Долг памяти. Ведь мы прошли вместе — плечом к плечу — по дорогам войны с марта 1943 года по май 1945 года. Тысячи километров остались за нами. Все, что было на этом пути, было прожито и пережито вместе, сообща. Мы сверстники. Боль каждого была болью всех. Радость одного становилась общей радостью. Так было. Сердечная дружба при высочайшей ответственности за порученное дело. Работа без каких бы то ни было понуканий. Товарищеское обращение, когда требовало дело, звучало как приказ. Большая помощь оказывалась нами коллегам-следователям в боевых соединениях, входящих в состав армии. И не только им, но и руководителям отделов СМЕРШ этих соединений. Я гордился своим отделением. К нам тянулись товарищи из других подразделений армейской контрразведки.
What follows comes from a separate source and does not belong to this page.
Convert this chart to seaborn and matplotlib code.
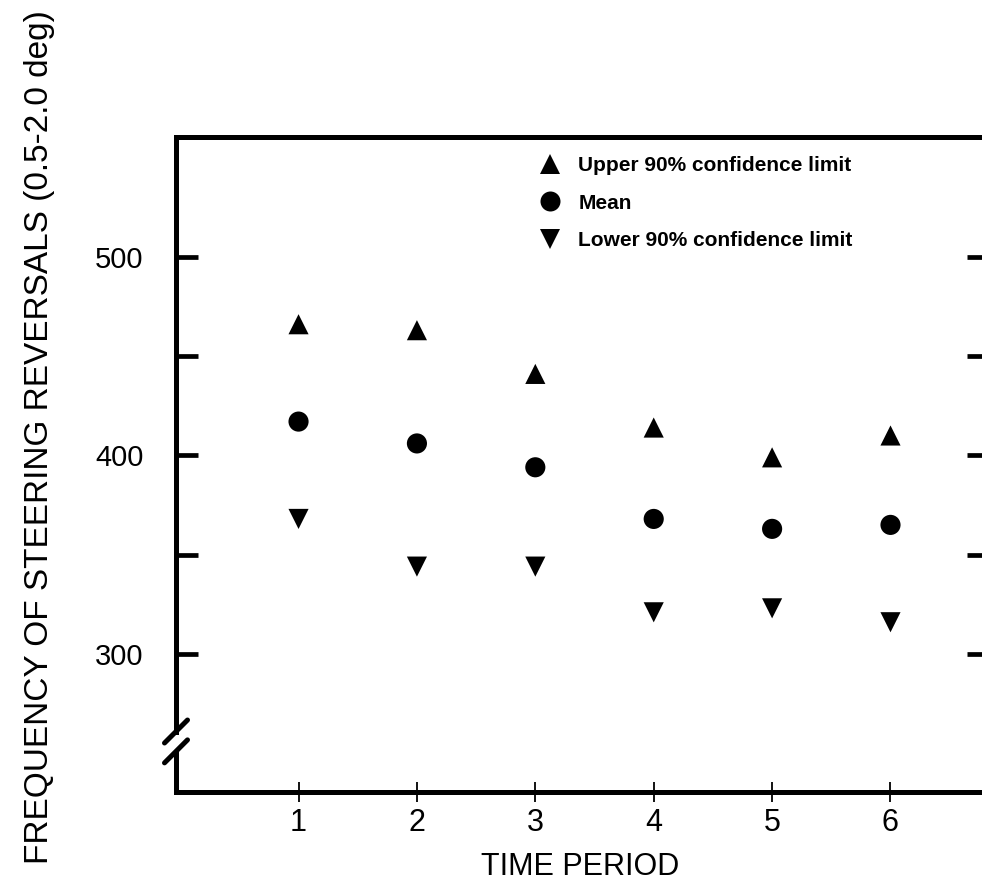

Мы радовались этому, ибо росла и крепла дружба всего отряда контрразведчиков. В нашем партийном коллективе не удерживались себялюбцы и карьеристы, которых, к счастью, можно было пересчитать по пальцам одной руки.
Партийная работа помогала слаженности коллектива, утверждению в нем чувства товарищества и взаимопомощи. После того как каждый из нас более или менее притерся друг к другу, партийные собрания стали проходить оживленно. Без оглядки говорили о недостатках, о своих промахах и не забывали о положительных фактах. В меру оперативной дозволенности делились своими суждениями по текущим и перспективным делам.
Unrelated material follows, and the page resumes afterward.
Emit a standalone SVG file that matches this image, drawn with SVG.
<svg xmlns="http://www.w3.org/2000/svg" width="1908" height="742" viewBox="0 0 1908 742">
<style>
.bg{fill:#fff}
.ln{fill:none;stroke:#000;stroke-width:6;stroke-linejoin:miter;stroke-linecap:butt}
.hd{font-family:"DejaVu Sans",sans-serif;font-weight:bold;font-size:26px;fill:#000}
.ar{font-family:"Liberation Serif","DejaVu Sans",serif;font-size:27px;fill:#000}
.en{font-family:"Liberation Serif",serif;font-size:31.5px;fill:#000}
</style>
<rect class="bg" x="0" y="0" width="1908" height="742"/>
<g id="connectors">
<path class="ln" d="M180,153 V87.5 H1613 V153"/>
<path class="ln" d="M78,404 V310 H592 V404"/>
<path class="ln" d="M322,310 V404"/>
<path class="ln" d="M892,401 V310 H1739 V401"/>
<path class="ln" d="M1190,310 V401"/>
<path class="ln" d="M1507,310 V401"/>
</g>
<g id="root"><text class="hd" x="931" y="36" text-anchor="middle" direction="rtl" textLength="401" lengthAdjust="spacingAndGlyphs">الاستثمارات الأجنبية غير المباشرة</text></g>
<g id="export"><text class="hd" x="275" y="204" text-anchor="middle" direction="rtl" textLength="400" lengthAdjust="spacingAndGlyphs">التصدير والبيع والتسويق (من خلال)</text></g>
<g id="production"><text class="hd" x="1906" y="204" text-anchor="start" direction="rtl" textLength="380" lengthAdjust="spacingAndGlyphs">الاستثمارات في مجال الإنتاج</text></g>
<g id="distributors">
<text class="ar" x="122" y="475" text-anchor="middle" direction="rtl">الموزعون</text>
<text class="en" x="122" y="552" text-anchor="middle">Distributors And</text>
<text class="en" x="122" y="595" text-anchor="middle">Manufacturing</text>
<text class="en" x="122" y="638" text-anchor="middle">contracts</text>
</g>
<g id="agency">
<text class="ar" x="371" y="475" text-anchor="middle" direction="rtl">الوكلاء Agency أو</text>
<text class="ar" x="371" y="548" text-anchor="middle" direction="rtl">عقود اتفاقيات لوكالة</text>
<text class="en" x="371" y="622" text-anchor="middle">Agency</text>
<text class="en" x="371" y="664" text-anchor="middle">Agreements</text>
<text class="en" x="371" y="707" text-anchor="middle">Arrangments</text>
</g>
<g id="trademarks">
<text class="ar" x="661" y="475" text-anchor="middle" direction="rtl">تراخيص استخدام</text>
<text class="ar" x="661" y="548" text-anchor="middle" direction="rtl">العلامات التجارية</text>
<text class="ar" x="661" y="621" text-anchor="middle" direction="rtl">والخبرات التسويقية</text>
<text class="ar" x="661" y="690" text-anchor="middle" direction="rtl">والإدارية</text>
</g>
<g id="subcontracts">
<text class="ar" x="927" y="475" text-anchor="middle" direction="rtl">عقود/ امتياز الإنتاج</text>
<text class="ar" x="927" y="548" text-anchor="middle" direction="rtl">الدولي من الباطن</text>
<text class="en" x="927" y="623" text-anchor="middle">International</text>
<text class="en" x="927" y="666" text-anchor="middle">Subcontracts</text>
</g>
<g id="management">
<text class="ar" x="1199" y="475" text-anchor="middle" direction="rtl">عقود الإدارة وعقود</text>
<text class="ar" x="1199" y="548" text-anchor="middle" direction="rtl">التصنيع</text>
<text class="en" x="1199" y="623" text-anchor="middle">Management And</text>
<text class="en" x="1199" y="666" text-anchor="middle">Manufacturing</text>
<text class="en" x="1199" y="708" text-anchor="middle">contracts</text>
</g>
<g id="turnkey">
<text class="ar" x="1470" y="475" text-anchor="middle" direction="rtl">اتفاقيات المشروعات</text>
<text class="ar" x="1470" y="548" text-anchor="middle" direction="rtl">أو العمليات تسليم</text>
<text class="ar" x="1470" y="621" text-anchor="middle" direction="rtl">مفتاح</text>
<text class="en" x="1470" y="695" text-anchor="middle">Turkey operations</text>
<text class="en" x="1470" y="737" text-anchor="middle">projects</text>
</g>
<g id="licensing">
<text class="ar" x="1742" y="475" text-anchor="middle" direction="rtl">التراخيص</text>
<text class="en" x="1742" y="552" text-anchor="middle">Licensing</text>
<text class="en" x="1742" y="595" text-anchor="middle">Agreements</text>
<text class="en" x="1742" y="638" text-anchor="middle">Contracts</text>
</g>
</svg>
С общего, естественно, согласия у нас вошло в практику поочередное выступление коммунистов с докладами, политинформациями, беседами по текущему моменту, по международным делам. Первое смущение и стеснение докладчиков прошло довольно быстро — все свои. На смену им явилась соревновательность — а я не хуже тебя сделаю доклад, проведу беседу!
Отличался у нас по части бесед старший следователь Василий Романович Журавлев, которого на этом поприще обошел после прихода на работу из корпуса в армию Давид Златопольский. Василий Романович был родом из Череповца, тогда еще маленького русского городка с тихим медленным течением жизни, геранью на окнах, городка, где каждый обо всех все знает. Он был старше меня года на два. Среднего роста, эдакий крепыш с хорошо развитой мускулатурой. До работы в органах госбезопасности и окончания спецшколы НКВД он трудился на лесоразработках в бескрайних вологодских лесах.
Василий Романович любил вспоминать байки про Петра I. Ехал как-то великий царь из Петербурга в Москву, ехал-ехал и уперся в стену вологодского леса. Посмотрел, посмотрел и приказывает своим провожатым поворачивать: «То — тьма!» — и указал на стоящий перед ним лес. С тех пор места эти получили название «Тотьма», и район так зовется. Или: поехал как-то царь Петр по Вологодчине. Притомился. Сбросил с себя парчовый кафтан на землю и улегся. Спит и чует, что кто-то из-под него кафтан вытягивает. Проснулся, увидел виноватых и говорит им: «Вы тигры». Вот отсюда и идет название района — «Вытегра».
Василий Романович обладал завидным трудолюбием. Над некоторыми следственными делами работал с увлечением, добивался безусловной документации фактов, составляющих суть совершенные подследственными преступлений. Отношения с ними устанавливал спокойные, без нервных встрясок, допрашивал умело. В протоколах допроса, составленных Журавлевым, ощущался характер подследственного, даже его лексика. Он не любил, как некоторые следователи, стилизовать протоколы допроса.